The quality of the broadcast product has improved. If you watch Monmore racing through a betting shop screen or an online stream, the camera work, graphics, and commentary are noticeably more polished than before PGR standardised the production. This matters significantly for the much larger audience watching remotely and placing bets without attending in person. For an industry where the overwhelming majority of betting revenue comes from off-course customers, the broadcast quality is arguably the most important product improvement PGR has delivered.

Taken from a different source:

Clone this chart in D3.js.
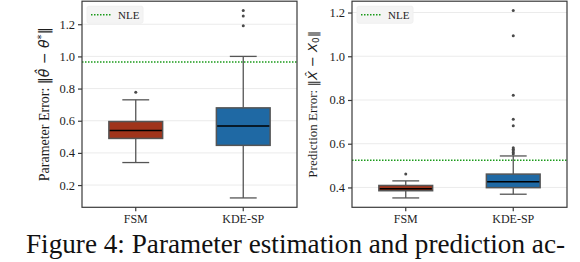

Prize money at Monmore has been maintained at levels that attract competitive fields, and feature events have benefited from PGR’s investment in open racing. The closure of speedway at the stadium in 2023, a decision made by Entain as part of its broader strategy, freed resources for greyhound-focused investment, and the PGR model has channelled some of those resources into the racing product. For bettors, the practical effect is a racing programme that is more consistent in quality: fewer weak meetings, fewer fields where one dog is miles ahead of its opponents, and a more predictable card that rewards serious form study.
Whether the sum of these changes makes Monmore a better or worse venue than it was before PGR depends on what you value. If you prize the independence and local character of a standalone greyhound track, the corporatisation under PGR represents a loss. If you care most about the quality of the racing and the reliability of the product, the PGR model has delivered measurable improvements. The dogs still run. The traps still open. The punters still line up at the tote. The model behind them has changed, and that change is reshaping what greyhound racing looks and feels like at Monmore and across the country.